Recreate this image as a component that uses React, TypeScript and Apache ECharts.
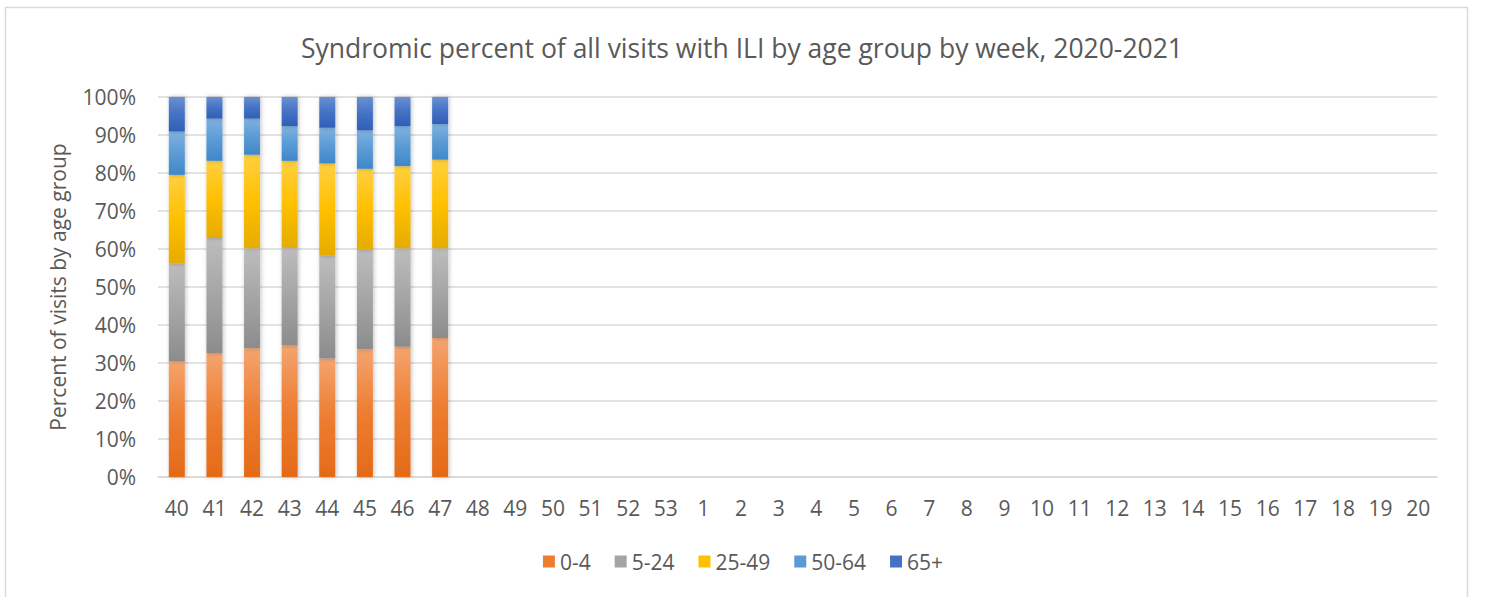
import React, { useEffect, useRef } from "react";
import * as echarts from "echarts";

const weeks = ["40","41","42","43","44","45","46","47","48","49","50","51","52","53","1","2","3","4","5","6","7","8","9","10","11","12","13","14","15","16","17","18","19","20"];
const seriesNames = ["0-4", "5-24", "25-49", "50-64", "65+"];
const age0to4 = [30.5, 32.6, 33.9, 34.6, 31.2, 33.6, 34.3, 36.6];
const age5to24 = [25.6, 30.3, 26.3, 25.9, 27.0, 26.2, 25.9, 23.6];
const age25to49 = [23.4, 20.3, 24.6, 22.7, 24.3, 21.3, 21.6, 23.3];
const age50to64 = [11.4, 11.1, 9.5, 9.1, 9.4, 10.1, 10.5, 9.4];
const age65plus = [9.1, 5.7, 5.7, 7.7, 8.1, 8.8, 7.7, 7.1];
const yTicks = [0, 10, 20, 30, 40, 50, 60, 70, 80, 90, 100];

const colors = ["#ED7D31", "#A5A5A5", "#FFC000", "#5B9BD5", "#4472C4"];
const lightColors = ["#F4A46F", "#BDBDBD", "#FFCF40", "#7FB2E0", "#6A8FD3"];
const darkColors = ["#E46A17", "#8C8C8C", "#E5AC00", "#3F87C9", "#2F5FB8"];

export default function App() {
  const ref = useRef<HTMLDivElement>(null);
  useEffect(() => {
    document.body.style.margin = "0";
    const chart = echarts.init(ref.current!, undefined, { renderer: "svg" });
    const data = [age0to4, age5to24, age25to49, age50to64, age65plus];
    const font = "'Open Sans', 'Noto Sans', sans-serif";
    chart.setOption({
      animation: false,
      backgroundColor: "#ffffff",
      title: {
        text: "Syndromic percent of all visits with ILI by age group by week, 2020-2021",
        left: 737,
        textAlign: "center",
        top: 29,
        textStyle: { fontFamily: font, fontSize: 26.5, fontWeight: "normal", color: "#595959" },
      },
      graphic: [
        {
          type: "rect",
          shape: { x: 5.5, y: 7.5, width: 1462, height: 600 },
          style: { fill: "none", stroke: "#D9D9D9", lineWidth: 1.5 },
          silent: true,
        },
      ],
      legend: {
        bottom: 20,
        left: "center",
        itemWidth: 12,
        itemHeight: 12,
        itemGap: 24,
        icon: "rect",
        textStyle: { fontFamily: font, fontSize: 21, color: "#595959" },
        data: seriesNames.map((n, i) => ({ name: n, itemStyle: { color: colors[i] } })),
      },
      grid: { left: 158, right: 49, top: 97, bottom: 120 },
      xAxis: {
        type: "category",
        data: weeks,
        axisTick: { show: false },
        axisLine: { lineStyle: { color: "#D9D9D9", width: 1.5 } },
        axisLabel: { fontFamily: font, fontSize: 21, color: "#595959", margin: 20, interval: 0 },
      },
      yAxis: {
        type: "value",
        min: 0,
        max: 100,
        interval: 10,
        name: "Percent of visits by age group",
        nameLocation: "middle",
        nameGap: 90,
        nameTextStyle: { fontFamily: font, fontSize: 21, color: "#595959" },
        axisLabel: {
          fontFamily: font,
          fontSize: 21,
          color: "#595959",
          margin: 22,
          formatter: (v: number) => (yTicks.includes(v) ? v + "%" : ""),
        },
        splitLine: { lineStyle: { color: "#D9D9D9", width: 1.5 } },
        axisLine: { show: false },
        axisTick: { show: false },
      },
      series: seriesNames.map((name, i) => ({
        name,
        type: "bar",
        stack: "total",
        barWidth: 16,
        data: data[i],
        itemStyle: {
          color: new echarts.graphic.LinearGradient(0, 0, 0, 1, [
            { offset: 0, color: lightColors[i] },
            { offset: 0.5, color: colors[i] },
            { offset: 1, color: darkColors[i] },
          ]),
          shadowColor: "rgba(0,0,0,0.25)",
          shadowBlur: 4,
          shadowOffsetX: 1,
        },
      })),
    });
    return () => chart.dispose();
  }, []);
  return <div ref={ref} style={{ width: 1486, height: 597 }} />;
}
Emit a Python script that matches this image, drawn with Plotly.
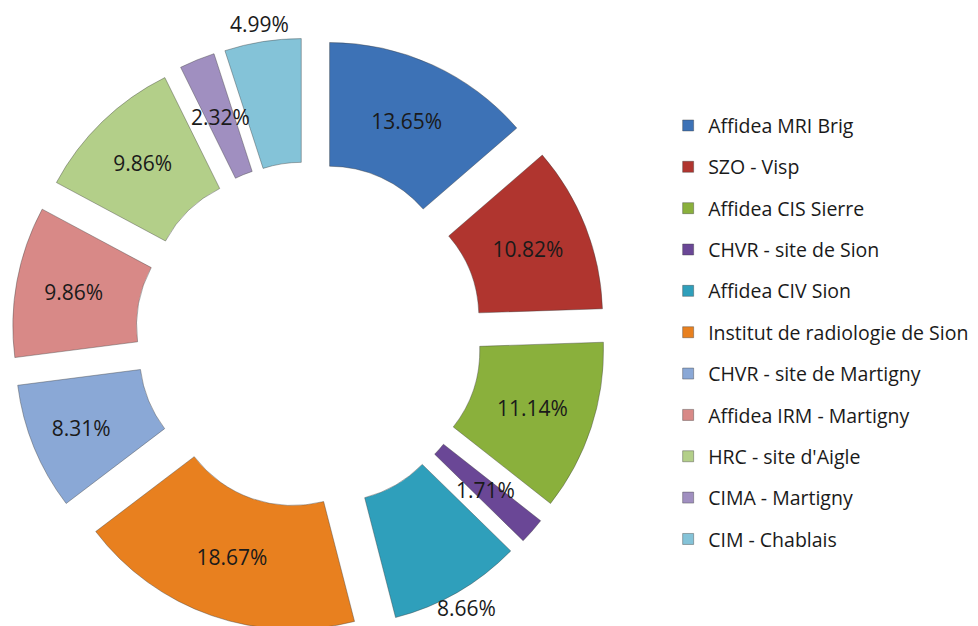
import math
import plotly.graph_objects as go

labels = ["Affidea MRI Brig", "SZO - Visp", "Affidea CIS Sierre", "CHVR - site de Sion",
          "Affidea CIV Sion", "Institut de radiologie de Sion", "CHVR - site de Martigny",
          "Affidea IRM - Martigny", "HRC - site d'Aigle", "CIMA - Martigny", "CIM - Chablais"]
values = [13.65, 10.82, 11.14, 1.71, 8.66, 18.67, 8.31, 9.86, 9.86, 2.32, 4.99]
colors = ["#3d72b6", "#b0352f", "#8ab03c", "#6a4796", "#2f9fbb", "#e8801f",
          "#8aa8d6", "#d88987", "#b3cf89", "#a08fc0", "#84c3d8"]
# where each value label sits: in the slice (pie text), mid-ring overlay, or outside
label_mode = ["in", "in", "in", "mid", "out", "in", "in", "in", "in", "mid", "out"]

FONT = "Open Sans"
FS = 21
LFS = 19.5
W, H = 978, 626
CX, CY, R = 301, 327, 297          # pie centre / outer reach in pixels
PULL = 0.2
HOLE = 0.5
DOM_X = [(CX - R) / W, (CX + R) / W]
DOM_Y = [1 - (CY + R) / H, 1 - (CY - R) / H]

fig = go.Figure()
fig.add_trace(go.Pie(
    labels=labels, values=values, sort=False, direction="clockwise", rotation=0,
    hole=HOLE, pull=[PULL] * len(values),
    marker=dict(colors=colors, line=dict(color="rgba(60,60,60,0.4)", width=1)),
    texttemplate=["%{value:.2f}%" if m == "in" else "" for m in label_mode],
    textposition="inside",
    insidetextorientation="horizontal",
    textfont=dict(family=FONT, size=FS, color="#1a1a1a"),
    showlegend=False,
    domain=dict(x=DOM_X, y=DOM_Y),
))

r = R / (1 + PULL)
ring_mid = (r * HOLE + r * PULL + R) / 2
total = sum(values)
cum = 0.0
for v, m in zip(values, label_mode):
    mid = (cum + v / 2) / total * 2 * math.pi
    cum += v
    if m == "in":
        continue
    rr = ring_mid if m == "mid" else R + 18
    px = CX + rr * math.sin(mid)
    py = CY - rr * math.cos(mid)
    fig.add_annotation(x=px / W, y=1 - py / H, xref="paper", yref="paper",
                       xanchor="center", yanchor="middle",
                       text=f"{v:.2f}%", showarrow=False,
                       font=dict(family=FONT, size=FS, color="#1a1a1a"))

for i, (lab, col) in enumerate(zip(labels, colors)):
    fig.add_trace(go.Scatter(
        x=[None], y=[None], mode="markers", name=lab,
        marker=dict(symbol="square", size=11, color=col,
                    line=dict(color="rgba(60,60,60,0.4)", width=1)),
        legendgroup=f"g{i}", showlegend=True,
    ))

fig.update_layout(
    width=W, height=H,
    margin=dict(l=0, r=0, t=0, b=0),
    paper_bgcolor="white", plot_bgcolor="white",
    xaxis=dict(visible=False), yaxis=dict(visible=False),
    uniformtext=dict(minsize=FS, mode="show"),
    legend=dict(x=0.675, y=0.843, xanchor="left", yanchor="top",
                font=dict(family=FONT, size=LFS, color="#1a1a1a"),
                tracegroupgap=13, itemwidth=30, bgcolor="rgba(0,0,0,0)"),
)

fig.write_html("out.html")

__________

REQUIREMENT
Take the lines from the start of the material to the line with "import * as", both included, and transcribe them exactly without the pictures.

CORRECT OUTPUT
Recreate this image as a component that uses React, TypeScript and Apache ECharts.
import React, { useEffect, useRef } from "react";
import * as echarts from "echarts";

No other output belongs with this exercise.